Ahead of the U.S. Food and Drug Administration’s (FDA) meeting to discuss the nation’s COVID-19 vaccine strategy, two studies published Wednesday provide more evidence of the need to get newer, bivalent booster vaccines.
The studies show the bivalent COVID-19 boosters provide better protection against infection, hospitalization, and death from the XBB variants than the monovalent vaccine alone.
A new CDC study showed that a bivalent booster on top of 2-4 monovalent doses was 48% more effective against symptomatic infection from the XBB and XBB.1.5 subvariants than a monovalent vaccine alone.
The study was based on real-world data “from the Increasing Community Access to Testing (ICATT) national pharmacy program for SARS-CoV-2 testing”

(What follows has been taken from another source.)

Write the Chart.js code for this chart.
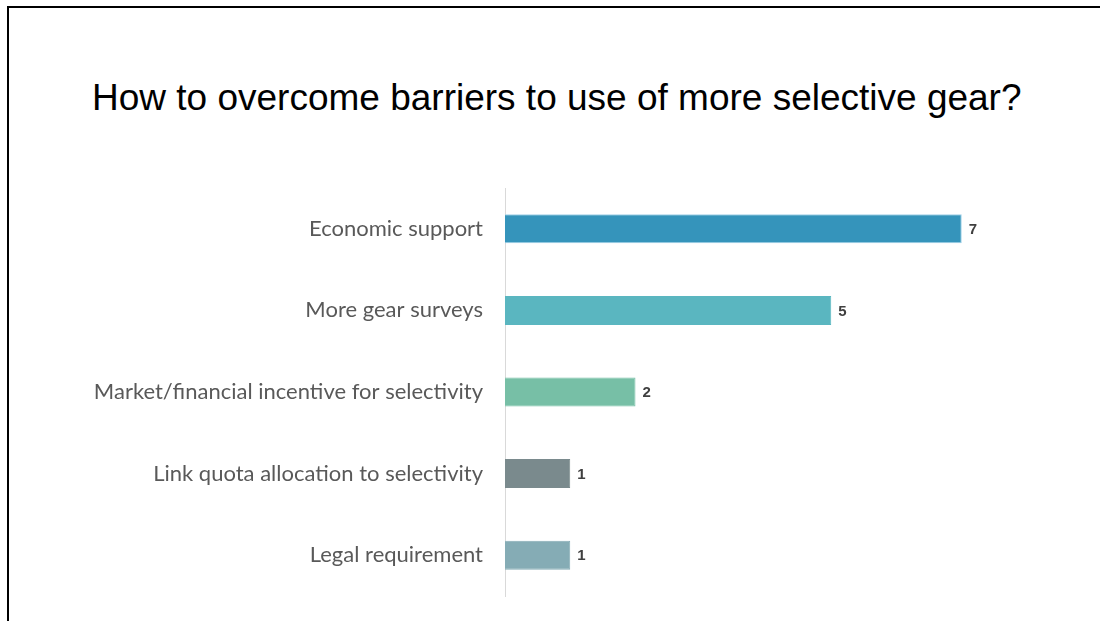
<!DOCTYPE html>
<html>
<head>
<meta charset="utf-8">
<title>Selective gear barriers</title>
<script src="https://cdn.jsdelivr.net/npm/chart.js@4.4.0/dist/chart.umd.min.js"></script>
<style>
  html, body { margin: 0; padding: 0; background: #fff; overflow: hidden; }
  #frame {
    position: absolute; left: 7px; top: 6px; width: 1200px; height: 700px;
    border-left: 2px solid #000; border-top: 2px solid #000;
  }
  #titulo {
    position: absolute; left: 92px; top: 79px; margin: 0;
    font: normal 37px/37px 'Liberation Sans', Arial, sans-serif;
    color: #000; white-space: nowrap;
  }
  #wrap { position: absolute; left: 0; top: 0; width: 1100px; height: 621px; }
</style>
</head>
<body>
<div id="frame"></div>
<h1 id="titulo">How to overcome barriers to use of more selective gear?</h1>
<div id="wrap"><canvas id="grafico" width="1100" height="621"></canvas></div>
<script>
const categorias = [
  "Economic support",
  "More gear surveys",
  "Market/financial incentive for selectivity",
  "Link quota allocation to selectivity",
  "Legal requirement"
];
const respostas = [7, 5, 2, 1, 1];
const cores = ["#3594bb", "#5ab6c0", "#77bfa6", "#7a8a8d", "#85acb5"];
const bordas = ["#9fd0e8", "#5ab6c0", "#77bfa6", "#7a8a8d", "#85acb5"];

// escreve o valor ao lado de cada barra
const rotulosValor = {
  id: "rotulosValor",
  afterDatasetsDraw(chart) {
    const ctx = chart.ctx;
    const meta = chart.getDatasetMeta(0);
    ctx.save();
    ctx.font = "bold 15px 'Liberation Sans', Arial, sans-serif";
    ctx.fillStyle = "#404040";
    ctx.textAlign = "left";
    ctx.textBaseline = "middle";
    meta.data.forEach((bar, i) => {
      ctx.fillText(String(chart.data.datasets[0].data[i]), bar.x + 7, bar.y + 1);
    });
    ctx.restore();
  }
};

new Chart(document.getElementById("grafico").getContext("2d"), {
  type: "bar",
  data: {
    labels: categorias,
    datasets: [{
      data: respostas,
      backgroundColor: cores,
      borderColor: bordas,
      borderWidth: 1,
      categoryPercentage: 1,
      barPercentage: 0.355
    }]
  },
  options: {
    indexAxis: "y",
    responsive: false,
    animation: false,
    layout: { padding: { top: 188, bottom: 25, right: 73, left: 0 } },
    plugins: {
      legend: { display: false },
      tooltip: { enabled: false },
      title: { display: false }
    },
    scales: {
      x: {
        display: false,
        min: 0,
        max: 8
      },
      y: {
        afterFit(scale) {
          // largura fixa da coluna de rótulos, sem folga extra em cima/baixo
          scale.width = 505;
          scale.paddingTop = 0;
          scale.paddingBottom = 0;
        },
        grid: { display: false, drawTicks: false },
        border: { display: true, color: "#d9d9d9", width: 1 },
        ticks: {
          color: "#595959",
          padding: 22,
          font: { family: "Lato, sans-serif", size: 22 }
        }
      }
    }
  },
  plugins: [rotulosValor]
});
</script>
</body>
</html>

“Using spike (S)-gene target presence as a proxy for BA.2 sublineages, including XBB and XBB.1.5, during December 2022–January 2023, the results showed that a bivalent mRNA booster dose provided additional protection against symptomatic XBB/XBB.1.5 infection for at least the first 3 months after vaccination,” the study says.
According to the CDC, this is the first study involving bivalent boosters – designed to protect against both the original strain and the BA.5 omicron subvariant.
XBB variants dominate in the U.S.
These XBB subvariants are the dominant strain of the COVID-19 virus circulating in the United States.
Per the CDC’s latest data, 49.1% of COVID infections in the country for the week ending on January 21, 2023, have been attributed to XBB.1.5, the fastest-spreading subvariant.
“Bottom line: We did not see reduced vaccine protection against symptomatic illness for XBB/XBB.1.5 compared with recent BA.5-related variants, which is reassuring,” said Brendan Jackson, who leads the CDC’s coronavirus response, as quoted by The Washington Post.
The second study, New England Journal of Medicine research based on September-December data, covers two other important segments the CDC study didn’t include: risk of death and hospitalization.
According to the study, the bivalent booster was 61.8% effective against hospitalization or death, compared to 24.9% for the monovalent booster. This is a 36.9 percentage-point difference in vaccine effectiveness between the bivalent and monovalent boosters.
“In addition, estimates of vaccine effectiveness were similar for the Moderna and Pfizer-BioNTech boosters and similar among the first, second, and third booster doses,” the study added.
Should we switch to annual shots?
The U.S. Food and Drug Administration’s Vaccines and Related Biological Products Advisory Committee (VRBPAC) will meet Thursday to discuss a proposal to update COVID vaccines annually, like the flu vaccine.
FDA is hoping to simplify and streamline the COVID-19 vaccination process while pushing for increased vaccination rates by adopting an approach similar to influenza immunization with annual updates to match whatever strain of the virus is circulating.
“FDA anticipates conducting an assessment of SARS-CoV-2 strains at least annually and to engage VRBPAC in about early June of each year regarding strain selection for the fall season,” the agency said.
“[C]irculation of a more pathogenic vaccine-escape variant of SARS-CoV-2 would likely prompt, on an as-needed and emergent basis, an ad-hoc strain selection meeting of VRBPAC.”